The 'Allocation Problem' Of Women's Reservation And How BJP Sought To Bypass It In A 2003 Resolution

The 'Allocation Problem' Of Women's Reservation And How BJP Sought To Bypass It In A 2003 Resolution

by Swarajya Staff - Monday, September 18, 2023 07:17 PM IST
The 'Allocation Problem' Of Women's Reservation And How BJP Sought To Bypass It In A 2003 ResolutionBJP flags at a rally

What is the 'Women Reservation Bill'?

  • The Constitution (One Hundred and Eighth Amendment) Bill, 2008 proposes to reserve one-third of all seats in the Lok Sabha and the state legislative assemblies, for women.

  • Which seats in a state or UT will be reserved for women candidates will be determined by an authority prescribed by Parliament.

  • These reserved seats may even be rotated in a state/UT, i.e., while in one election one bunch of seats is reserved for women, in the next election, another bunch will be reserved.

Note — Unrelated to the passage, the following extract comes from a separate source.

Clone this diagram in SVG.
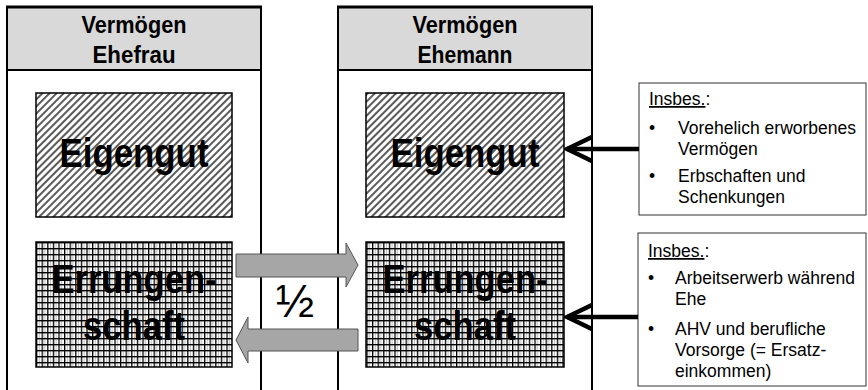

  • Additionally, one-third of the total number of seats reserved for Scheduled Castes and Scheduled Tribes will be set aside for women of those groups in the Lok Sabha and the legislative assemblies.

  • The reservation of seats for women will cease to exist 15 years after the commencement of this Amendment Act.

Is it a panacea?

Critics argue that the 'Women's Reservation Bill' is more about ornamental changes than real benefits.

The strongest argument comes against the rotation of reserved seats, a process without which there may not be any reservation for women at all:

  • The rotation of reserved seats may potentially diminish the motivation for an MP to actively engage in constituency development, as they may become ineligible to seek re-election from that constituency.

  • In fact, a study conducted at the panchayat level observed that nearly 85 per cent of women elected to panchayats were first-time representatives, and only 15 per cent of women could secure re-election due to the de-reservation of the seats they were initially elected from.

  • The other criticism of the bill is that it could perpetuate the unequal status of women MPs, as their election on merit would be doubted.


One of the alternatives to reserving one-third of all seats for women in the Lok Sabha was converting one-third of all Lok Sabha constituencies to dual-member seats.

That means, out of 543, 181 seats would elect two members, one of which would be necessarily be a woman.

In fact, in July 2003, in its national executive in Raipur, the BJP had passed a resolution seeking the same.

But this alternative too has its problems:

If 181 women members are elected above 543, that brings the House strength to 724, and 181 members out of 724 translates into a 25 per cent quota and not 33.

To bring the figure to 33 per cent, 241 constituencies would have to be made dual member, effectively increasing the strength of the house to 784.

The other argument against this arrangement is that women MPs from the dual-member constituencies would be considered as 'secondary' members of the House.